The back-to-basics approach to bookselling featured hand-written signs and a bowl of candy on Montague Street near the corner of Henry Street, where Miller managed to sell 22 copies of the $20 hardcover in a three-hour period — yielding more sales than many of the stops on her multi-state book tour.
It’s no wonder she moved so many units — she handed out free cookies with each copy sold.
“There’s something refreshing about marketing face to face,” Miller said. “I really believe in this book — and I think that comes across in person.”
Her book — a page-turning mystery about a young reporter who discovers a small-town secret — was published by Houghton Mifflin Harcourt and hit the stands in May.

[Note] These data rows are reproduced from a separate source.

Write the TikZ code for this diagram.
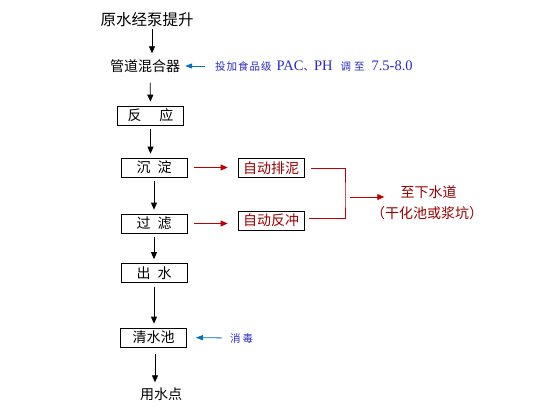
\documentclass[tikz,border=0pt]{standalone}
\usepackage{fontspec}
\setmainfont{Liberation Serif}
\newfontfamily\cjk{Noto Sans CJK SC}
\usepackage{xcolor}
\usetikzlibrary{arrows.meta,positioning}
\definecolor{flowred}{RGB}{192,0,0}
\definecolor{textred}{RGB}{153,0,0}
\definecolor{doseblue}{RGB}{40,40,200}
\definecolor{arrblue}{RGB}{0,112,192}
\newcommand\smallcjk{\cjk\fontsize{10.5}{12}\selectfont}

\begin{document}
\begin{tikzpicture}[x=1pt,y=-1pt,
  every node/.style={font=\cjk\fontsize{14}{16}\selectfont,inner sep=0pt},
  small/.style={font=\fontsize{14.5}{16}\selectfont},
  box/.style={draw,line width=0.7pt,minimum width=66pt,minimum height=19pt},
  redbox/.style={box,text=textred},
  arr/.style={-{Triangle[length=7pt,width=6pt]},line width=0.8pt},
  redarr/.style={arr,flowred},
  bluearr/.style={-{Triangle[length=7pt,width=5pt]},line width=0.8pt,arrblue}]
  \useasboundingbox (0,0) rectangle (551,413);
  % main process line
  \node (src) at (147,20) [font=\cjk\fontsize{15.5}{17}\selectfont] {原水经泵提升};
  \node (mix) at (145,66) {管道混合器};
  \node[box] (react) at (150.5,115.5) {反\hspace{18pt}应};
  \node[box] (settle) at (154,167.5) {沉\hspace{7pt}淀};
  \node[box] (filter) at (154,223.5) {过\hspace{7pt}滤};
  \node[box] (outlet) at (154,273) {出\hspace{7pt}水};
  \node[box] (clear) at (153.5,337.5) {清水池};
  \node (use) at (161,394) {用水点};
  % dosing
  \node[small,anchor=west,text=doseblue] (dose) at (215,66)
    {{\smallcjk 投\kern1pt 加\kern1pt 食\kern1pt 品\kern1pt 级}\kern5pt PAC{\smallcjk 、}PH\kern8pt{\smallcjk 调\kern3pt 至}\kern7pt 7.5-8.0};
  \node[anchor=west,text=doseblue,font=\smallcjk] (disinf) at (230,338) {消\kern2pt 毒};
  % sludge handling
  \node[redbox] (sludge) at (271,168) {自动排泥};
  \node[redbox] (backwash) at (271,220.5) {自动反冲};
  \node[text=textred] (drain) at (428.5,192) {至下水道};
  \node[text=textred] (drainsub) at (427,213) {（干化池或浆坑）};
  \coordinate (jn) at (345,197);

  \draw[arr,shorten <=2pt,shorten >=6pt] ([xshift=5pt]src.south) -- ([xshift=7pt]mix.north);
  \draw[arr,shorten <=10pt,shorten >=4pt] ([xshift=5pt]mix.south) -- (react.north);
  \foreach \a/\b in {react/settle,settle/filter,filter/outlet,outlet/clear}
    \draw[arr,shorten <=4pt,shorten >=4pt] (\a.south) -- (\a.south |- \b.north);
  \draw[arr,shorten <=7pt,shorten >=5pt] ([xshift=1.5pt]clear.south) -- ([xshift=1.5pt]clear.south |- use.north);
  \draw[bluearr,shorten <=10pt,shorten >=5pt] (dose.west) -- (mix.east);
  \draw[bluearr,shorten <=8pt,shorten >=9pt] (disinf.west) -- (clear.east);
  \draw[redarr,shorten <=7pt,shorten >=10pt] (settle.east) -- (settle.east -| sludge.west);
  \draw[redarr,shorten <=7pt,shorten >=10pt] (filter.east) -- (filter.east -| backwash.west);
  \draw[flowred,line width=0.8pt] ([xshift=7pt]sludge.east) -| (jn) |- ([xshift=5pt,yshift=2.5pt]backwash.east);
  \draw[redarr,shorten <=5pt,shorten >=16pt] (jn) -- (jn -| drain.west);
\end{tikzpicture}
\end{document}
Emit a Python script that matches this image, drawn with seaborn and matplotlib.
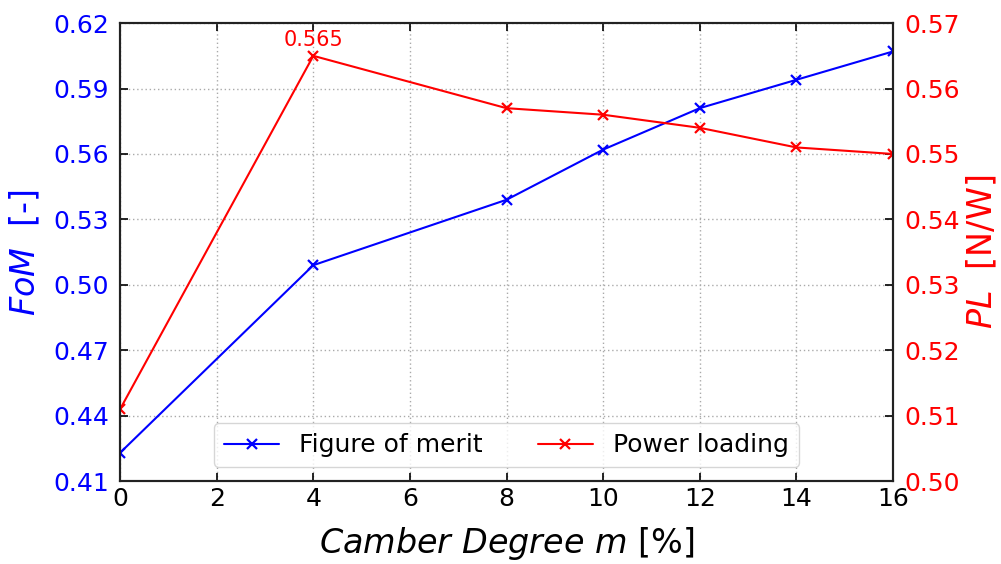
import matplotlib
matplotlib.use("Agg")
import matplotlib.pyplot as plt
import seaborn as sns
import pandas as pd

camber = [0, 4, 8, 10, 12, 14, 16]
fom = [0.423, 0.509, 0.539, 0.562, 0.581, 0.594, 0.607]
power_loading = [0.511, 0.565, 0.557, 0.556, 0.554, 0.551, 0.550]
fom_ticks = [0.41, 0.44, 0.47, 0.50, 0.53, 0.56, 0.59, 0.62]
pl_ticks = [0.50, 0.51, 0.52, 0.53, 0.54, 0.55, 0.56, 0.57]

sns.set_theme(style="white")
plt.rcParams["font.family"] = ["DejaVu Sans"]
plt.rcParams["mathtext.fontset"] = "dejavusans"
plt.rcParams["text.color"] = "black"

df = pd.DataFrame({"camber": camber, "fom": fom, "pl": power_loading})

fig = plt.figure(figsize=(10.01, 5.64), dpi=100)
ax = fig.add_axes([0.12, 0.147, 0.772, 0.812])
ax2 = ax.twinx()

line_kw = dict(marker="x", markersize=7, markeredgewidth=1.6, linewidth=1.5)
sns.lineplot(data=df, x="camber", y="fom", ax=ax, color="blue",
             markeredgecolor="blue", label="Figure of merit", legend=False,
             **line_kw)
sns.lineplot(data=df, x="camber", y="pl", ax=ax2, color="red",
             markeredgecolor="red", label="Power loading", legend=False,
             **line_kw)

# annotate peak power loading
i_max = power_loading.index(max(power_loading))
ax2.annotate(f"{power_loading[i_max]:.3f}", (camber[i_max], power_loading[i_max]),
             xytext=(0, 4), textcoords="offset points", ha="center", va="bottom",
             color="red", fontsize=15)

ax.set_xlim(0, 16)
ax.set_xticks(range(0, 17, 2))
ax.set_ylim(0.41, 0.62)
ax.set_yticks(fom_ticks)
ax.set_yticklabels([f"{t:.2f}" for t in fom_ticks])
ax2.set_ylim(0.50, 0.57)
ax2.set_yticks(pl_ticks)
ax2.set_yticklabels([f"{t:.2f}" for t in pl_ticks])

ax.grid(True, linestyle=(0, (1, 2)), color="#aaaaaa", linewidth=1.0)
ax.set_axisbelow(True)

for a in (ax, ax2):
    for s in a.spines.values():
        s.set_color("#222222")
        s.set_linewidth(1.5)

ax.tick_params(axis="x", direction="in", length=6, width=1.2, labelsize=18,
               colors="black", top=True, bottom=True, pad=4)
ax.tick_params(axis="y", direction="in", length=6, width=1.2, labelsize=18,
               labelcolor="blue", color="black", left=True, pad=8)
ax2.tick_params(axis="y", direction="in", length=6, width=1.2, labelsize=18,
                labelcolor="red", color="black", right=True, pad=8)

ax.set_xlabel(r"$Camber\ Degree\ m$ [%]", fontsize=24, color="black", labelpad=10)
ax.set_ylabel(r"$FoM$  [-]", fontsize=24, color="blue", labelpad=8)
ax2.set_ylabel(r"$PL$  [N/W]", fontsize=24, color="red", labelpad=4)

h1, l1 = ax.get_legend_handles_labels()
h2, l2 = ax2.get_legend_handles_labels()
leg = ax.legend(h1 + h2, l1 + l2, loc="lower center", ncol=2, fontsize=18,
                frameon=True, columnspacing=2.2, handlelength=2.2,
                bbox_to_anchor=(0.5, 0.0), borderaxespad=0.55,
                labelcolor="black")
leg.get_frame().set_edgecolor("#cccccc")
leg.set_zorder(5)

fig.savefig("out.png", dpi=100)
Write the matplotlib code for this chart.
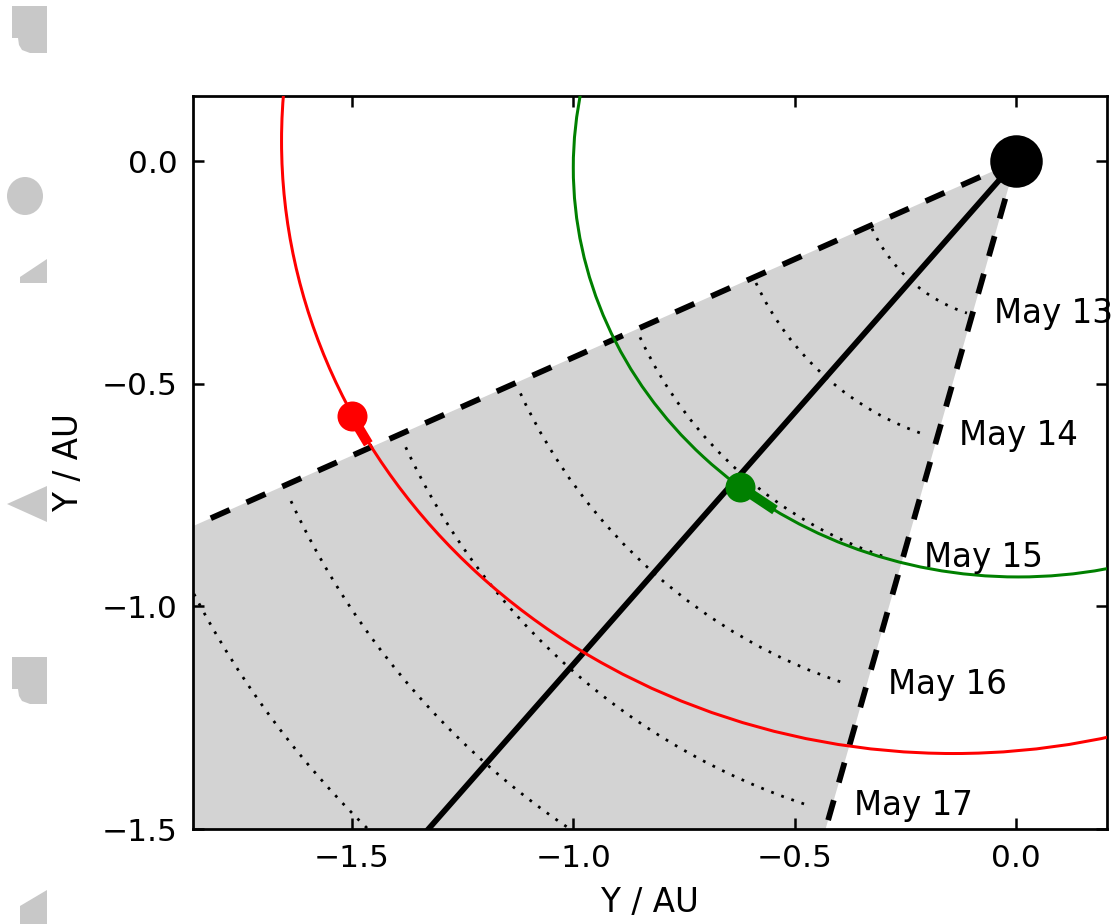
import numpy as np
import matplotlib
matplotlib.use("Agg")
import matplotlib.pyplot as plt
from matplotlib import patches

# CME cone, angles in degrees from +x
cone_edges = [203.8, 254.0]
cone_axis = 228.5
edge_length = 2.0

# front position at each day (AU)
front_radii = [0.359, 0.648, 0.937, 1.235, 1.521, 1.807, 2.096]
front_labels = ["May 13", "May 14", "May 15", "May 16", "May 17"]
front_span = [205.0, 252.0]

# orbits (centre, semi-axes) and positions
red_center = (-0.141, 0.045)
red_axes = (1.518, 1.3755)
green_center = (0.005, -0.015)
green_axes = (1.005, 0.919)

red_pos = (-1.5006, -0.5727)
red_track = (-1.463, -0.635)
green_pos = (-0.6234, -0.7314)
green_track = (-0.5444, -0.7837)

xticks = [-1.5, -1.0, -0.5, 0.0]
yticks = [0.0, -0.5, -1.0, -1.5]

plt.rcParams.update({
    "font.family": "DejaVu Sans",
    "font.size": 12,
    "axes.linewidth": 1.1,
    "xtick.direction": "in",
    "ytick.direction": "in",
    "xtick.top": True,
    "ytick.right": True,
    "xtick.major.size": 4.5,
    "ytick.major.size": 4.5,
    "xtick.major.width": 1.0,
    "ytick.major.width": 1.0,
    "xtick.major.pad": 6,
    "ytick.major.pad": 6,
    "xtick.labelsize": 12.5,
    "ytick.labelsize": 12.5,
    "axes.labelsize": 13,
})

W, H = 1114, 924
fig = plt.figure(figsize=(W / 180, H / 180), dpi=180, facecolor="white")
ax = fig.add_axes([193 / W, 1 - 829 / H, (1107 - 193) / W, (829 - 96) / H])


# grey fragments cut off at the left border
def fpx(pts):
    return [(x / W, 1 - y / H) for x, y in pts]


frag_color = "#c8c8c8"
frags = [
    [(12, 6), (47, 6), (47, 53), (30, 53), (22, 50), (19, 45), (18, 38), (12, 38)],
    [(20, 277), (47, 259), (47, 283), (20, 283)],
    [(7, 504), (47, 486), (47, 522)],
    [(12, 657), (47, 657), (47, 704), (30, 704), (22, 701), (19, 696), (18, 689), (12, 689)],
    [(20, 906), (47, 890), (47, 924), (20, 924)],
]
for pts in frags:
    fig.add_artist(patches.Polygon(fpx(pts), closed=True, fc=frag_color, ec="none",
                                   transform=fig.transFigure))
fig.add_artist(patches.Ellipse((25 / W, 1 - 196 / H), 36 / W, 38 / H, fc=frag_color, ec="none",
                               transform=fig.transFigure))

# cone
ax.add_patch(patches.Wedge((0, 0), 3.0, cone_edges[0], cone_edges[1],
                           fc="lightgray", ec="none", zorder=0))

for r in front_radii:
    ax.add_patch(patches.Arc((0, 0), 2 * r, 2 * r, theta1=front_span[0], theta2=front_span[1],
                             color="black", lw=1.1, ls=(0, (1, 2.9)), zorder=1))

for th in cone_edges:
    t = np.radians(th)
    ax.plot([0, edge_length * np.cos(t)], [0, edge_length * np.sin(t)], color="black",
            lw=2.3, dashes=(3.6, 3.2), zorder=2)

t = np.radians(cone_axis)
ax.plot([0, 3 * np.cos(t)], [0, 3 * np.sin(t)], color="black", lw=2.3, zorder=2)

# orbits
ax.add_patch(patches.Ellipse(red_center, 2 * red_axes[0], 2 * red_axes[1],
                             fill=False, ec="red", lw=1.2, zorder=3))
ax.add_patch(patches.Ellipse(green_center, 2 * green_axes[0], 2 * green_axes[1],
                             fill=False, ec="green", lw=1.2, zorder=3))

ax.plot([red_pos[0], red_track[0]], [red_pos[1], red_track[1]], color="red", lw=4,
        solid_capstyle="butt", zorder=4)
ax.plot([green_pos[0], green_track[0]], [green_pos[1], green_track[1]], color="green", lw=4,
        solid_capstyle="butt", zorder=4)
ax.plot(*red_pos, "o", color="red", mec="red", ms=11, zorder=5)
ax.plot(*green_pos, "o", color="green", mec="green", ms=11, zorder=5)
ax.plot(0, 0, "o", color="black", ms=20, zorder=5)

# day labels next to the lower cone edge
t_end = np.radians(front_span[1])
t_edge = np.radians(cone_edges[1])
for r, lab in zip(front_radii, front_labels):
    y = r * np.sin(t_end)
    x = y / np.tan(t_edge)
    ax.annotate(lab, (x, y), xytext=(8.6, 0), textcoords="offset points",
                ha="left", va="center", fontsize=13, zorder=6)

ax.set_xlim(-1.859, 0.2055)
ax.set_ylim(-1.5, 0.146)
ax.set_xticks(xticks)
ax.set_yticks(yticks)
ax.set_xlabel("Y / AU", labelpad=5)
ax.set_ylabel("Y / AU", labelpad=7)

fig.savefig("out.png", dpi=180, facecolor="white")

Oprah’s magazine called it “engrossing” and the Washington Post raved that the story was “darkly comic,” but after snagging media attention and a brief surge in sales, Miller felt she need to do something more to promote her text.
“You have a small window to make a splash,” she said. “I spent seven years writing this book, so I’ll be damned if I’m just going to let this moment slip away.”
So Miller pulled out some art supplies and started making signs.
She said dozens of Brooklyn Heights residents stopped to ask questions about the book after she put up a sign reading “Why you’ll love my novel…” — with several stopping to ask if it was self-published.
Miller said she also got some less-than enthusiastic visitors, including some freeloading candy-snatchers and a tenacious homeless man who was more interested in her lunch than her prose.
But it’s ultimately worth putting yourself out there, she said.